7. (C) Leon predicted normalization of Honduras's relations
with the international community was on the horizon, and
agreed with Valenzuela that the situation was improving,
saying things were on the right track. He described the
challenge of getting Honduras closer to more stable states in
the region in order to shore up its fragile institutions.
Leon shared Valenzuela,s frustration and concern over
Brazil's incomprehensible position. Valenzuela urged strong
Spanish and EU support for President Lobo's new government,
noting that the election itself was not a sufficient
solution, but part of a collaborative process to ensure a
healthy Honduras. Lobo's agenda, while not easy, included
worthy goals to combat poverty and Honduras's other problems.


8. (C) Leon stressed the need to strengthen political
institutions in the lead up to elections, calling Nicaragua
an opportunity for U.S.-Spanish-Brazilian cooperation,
especially during the last months of President Lula's term.
He noted former President Aleman was "frustrated" with
President Daniel Ortega and speculated about the political
prospects for Eduardo Montealegre as a result. Everyone
agreed Ortega was erratic and unpredictable and Leon noted
Ortega was the only president in the region (other than
Castro) with whom President Zapatero had refused to meet, had
not and would not receive.


9. (C) Leon observed the situation in Venezuela was getting
more and more complicated. He suggested the international
community should worry less about Chavez and focus more on
supporting the democratic opposition. He expressed hope for
the "real possibility" that a majority of Venezuelan public
opinion would turn against Chavez. He also shared his view
that Chavez would do something to further harm his own cause
if he perceived he would lose upcoming elections. Valenzuela
said chavismo was more a symptom than the cause of fragility
of institutions. He expressed frustration that the
opposition had not necessarily been constructive. Valenzuela
stressed the importance of discussing Venezuela with other
countries, urging a more pro-active approach on the part of
all countries that would be more constructive than
confronting Chavez or "playing his game." Leon observed
recent elections had gone better but shared U.S. concerns
about Venezuela's growing ties with Iran (admitting the EU
should have done more to intercede) and about restrictions on
Venezuelan broadcasters. Leon indicated that EU ambassadors
had plans to meet with Chavez to make it clear that the
closures were unacceptable and unconstitutional. He said it
was harder to talk to Chavez now than previously.

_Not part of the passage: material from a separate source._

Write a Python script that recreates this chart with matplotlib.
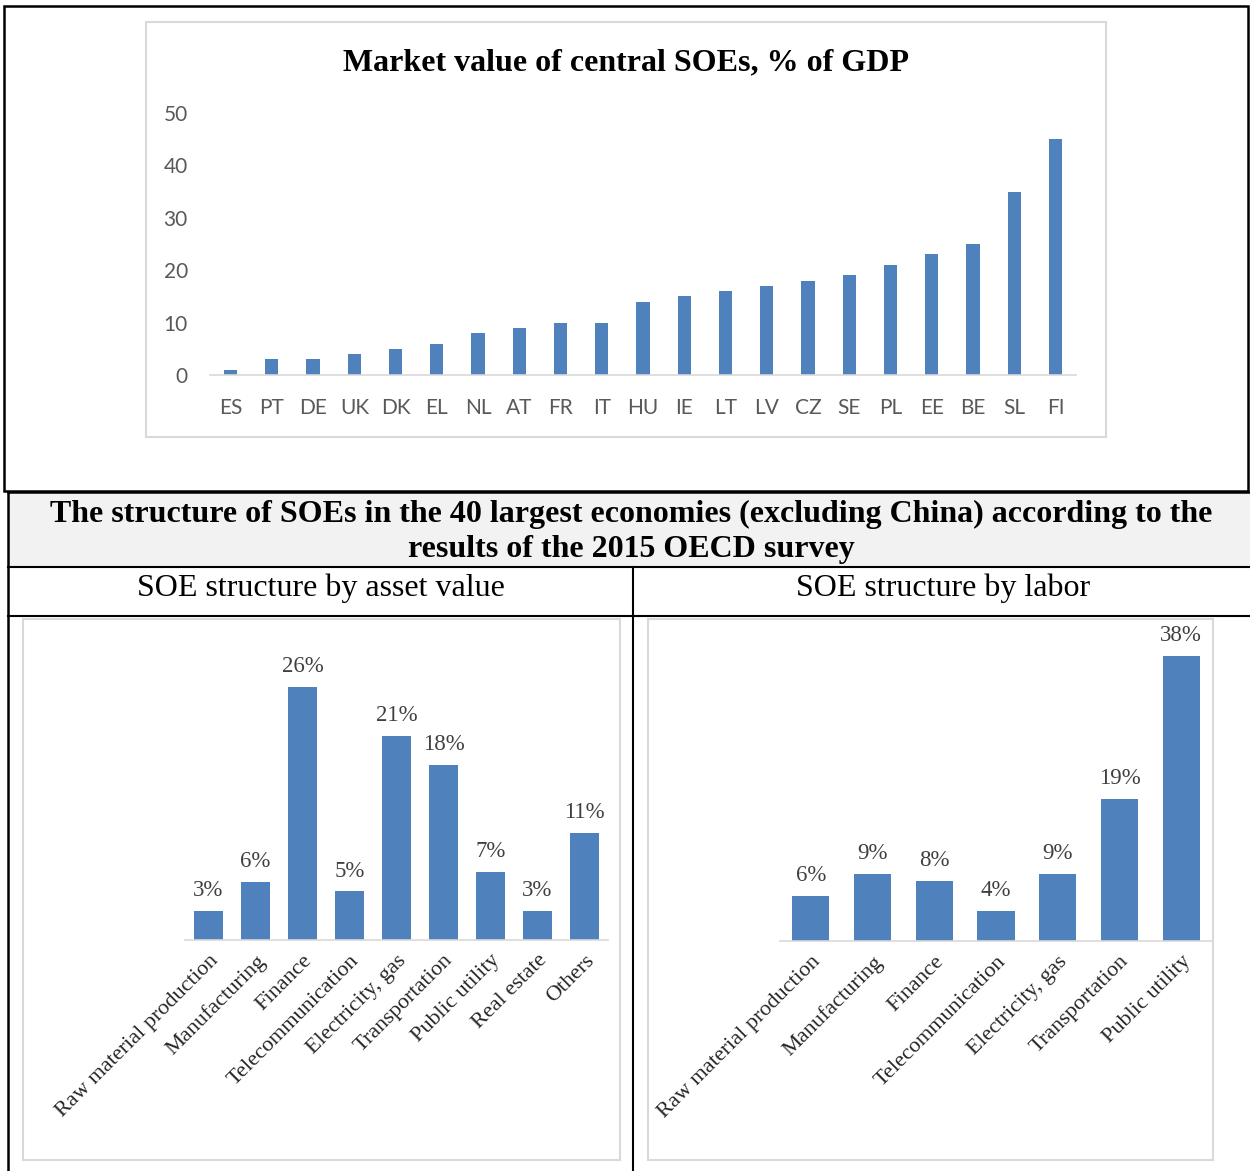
import matplotlib
matplotlib.use("Agg")
import matplotlib.pyplot as plt
from matplotlib.patches import Rectangle

W, H = 1250, 1171

# market value of central SOEs, % of GDP
countries = ["ES", "PT", "DE", "UK", "DK", "EL", "NL", "AT", "FR", "IT", "HU",
             "IE", "LT", "LV", "CZ", "SE", "PL", "EE", "BE", "SL", "FI"]
market_value = [1, 3, 3, 4, 5, 6, 8, 9, 10, 10, 14, 15, 16, 17, 18, 19, 21, 23, 25, 35, 45]

# structure by asset value, %
asset_sectors = ["Raw material production", "Manufacturing", "Finance",
                 "Telecommunication", "Electricity, gas", "Transportation",
                 "Public utility", "Real estate", "Others"]
asset_share = [3, 6, 26, 5, 21, 18, 7, 3, 11]

# structure by labor, %
labor_sectors = ["Raw material production", "Manufacturing", "Finance",
                 "Telecommunication", "Electricity, gas", "Transportation",
                 "Public utility"]
labor_share = [6, 9, 8, 4, 9, 19, 38]

BLUE = "#4f81bd"
SERIF = "Liberation Serif"
SANS = "Lato"


def px_axes(fig, x0, y0, x1, y1, **kw):
    return fig.add_axes([x0 / W, 1 - y1 / H, (x1 - x0) / W, (y1 - y0) / H], **kw)


fig = plt.figure(figsize=(W / 100, H / 100), dpi=100)
fig.patch.set_facecolor("white")

# frame layer in pixel coordinates
ov = fig.add_axes([0, 0, 1, 1])
ov.set_xlim(0, W)
ov.set_ylim(H, 0)
ov.axis("off")

# top frame
ov.add_patch(Rectangle((4, 6), 1244, 485, fill=False, ec="black", lw=1.8))
ov.add_patch(Rectangle((146, 22), 960, 415, fc="white", ec="#d9d9d9", lw=1.5))

# table below
ov.add_patch(Rectangle((8, 492), 1250, 75, fc="#f2f2f2", ec="none"))
ov.plot([8, 1250], [492, 492], color="black", lw=1.8)
ov.plot([8, 1250], [567, 567], color="black", lw=1.5)
ov.plot([8, 1250], [616, 616], color="black", lw=1.5)
ov.plot([8, 8], [492, 1171], color="black", lw=1.8)
ov.plot([633, 633], [567, 1171], color="black", lw=1.5)
ov.add_patch(Rectangle((23, 619), 597, 541, fc="white", ec="#d9d9d9", lw=1.5))
ov.add_patch(Rectangle((648, 619), 565, 541, fc="white", ec="#d9d9d9", lw=1.5))

ov.text(626, 63, "Market value of central SOEs, % of GDP", ha="center", va="center",
        family=SERIF, weight="bold", fontsize=23)
ov.text(631, 514, "The structure of SOEs in the 40 largest economies (excluding China) according to the",
        ha="center", va="center", family=SERIF, weight="bold", fontsize=23)
ov.text(631, 549, "results of the 2015 OECD survey", ha="center", va="center",
        family=SERIF, weight="bold", fontsize=23)
ov.text(321, 588, "SOE structure by asset value", ha="center", va="center",
        family=SERIF, fontsize=23)
ov.text(943, 588, "SOE structure by labor", ha="center", va="center",
        family=SERIF, fontsize=23)

# top chart
ax = px_axes(fig, 210, 113, 1076, 375)
x = range(len(countries))
ax.bar(x, market_value, width=0.32, color=BLUE)
ax.set_xlim(-0.5, len(countries) - 0.5)
ax.set_ylim(0, 50)
ax.set_yticks(range(0, 51, 10))
ax.set_xticks(list(x))
ax.set_xticklabels(countries)
for s in ["top", "right", "left"]:
    ax.spines[s].set_visible(False)
ax.spines["bottom"].set_color("#d9d9d9")
ax.spines["bottom"].set_linewidth(1.2)
ax.tick_params(length=0, labelsize=15, labelcolor="#595959")
ax.tick_params(axis="y", pad=16)
ax.tick_params(axis="x", pad=16.5)
for lab in ax.get_xticklabels() + ax.get_yticklabels():
    lab.set_family(SANS)
ax.patch.set_alpha(0)


def sector_chart(box, cats, vals, ymax):
    a = px_axes(fig, *box)
    pos = range(len(cats))
    bars = a.bar(pos, vals, width=0.6, color=BLUE)
    a.set_xlim(-0.5, len(cats) - 0.5)
    a.set_ylim(0, ymax)
    a.set_yticks([])
    a.set_xticks(list(pos))
    a.set_xticklabels(cats, rotation=45, ha="right", rotation_mode="anchor",
                      family=SERIF, fontsize=16, color="#262626")
    a.tick_params(length=0, pad=8)
    for s in ["top", "right", "left"]:
        a.spines[s].set_visible(False)
    a.spines["bottom"].set_color("#d9d9d9")
    a.spines["bottom"].set_linewidth(1.2)
    for b, v in zip(bars, vals):
        a.annotate(f"{v}%", (b.get_x() + b.get_width() / 2, v), xytext=(0, 7),
                   textcoords="offset points", ha="center", va="bottom",
                   family=SERIF, fontsize=16.5, color="#404040", clip_on=False)
    a.patch.set_alpha(0)
    return a


sector_chart((185, 648, 608, 940), asset_sectors, asset_share, 30)
sector_chart((780, 641, 1212, 941), labor_sectors, labor_share, 40)

fig.savefig("out.png", dpi=100)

10. (C) Elsewhere in the Andean region, despite the
similarities in political situations and problems, the
reasons for each country's difficulties were very different,
making it impossible to put all the countries "in one basket"
or to equate Chavez with Morales, for example. On Bolivia,
Valenzuela said Spain was in a position to promote
cooperation on counter-narcotics and in other areas where the

MADRID 00000187 003 OF 003

United States had been shut out. Leon noted the
"unimaginable" political success of President Morales left no
alternative but to focus on the most important themes. He
acknowledged the GOS had seen Bolivia respond well in
specific areas, including intelligence sharing, hydrocarbons,
and protections for foreign oil and gas companies against
exploitation. Valenzuela underscored the need to
"multi-lateralize" cooperation and coordination on combating
narco-trafficking to include Brazil and Europe, which were
more directly affected by the Bolivian drug trade than the
United States, where demand had remained stable or declined.

11. (C) Leon assured Valenzuela that the United States would
have Spain,s support, especially during its EU presidency,
saying Spain knew who to talk to in Bolivia and noting that
Morales respected President Zapatero, with whom he had gone
jogging in Central Park in September 2009. Leon suggested
that Valenzuela touch base with Spain,s Ministry of
Interior, which had the most historical contact with Bolivian
interlocutors based on bilateral cooperation to fight the
Basque terrorist organization ETA. Leon held that Morales
was both more sophisticated than Chavez, had enough support
to keep governing, and would not allow himself to be
manipulated by anyone.

12. (U) Assistant Secretary Valenzuela cleared this message.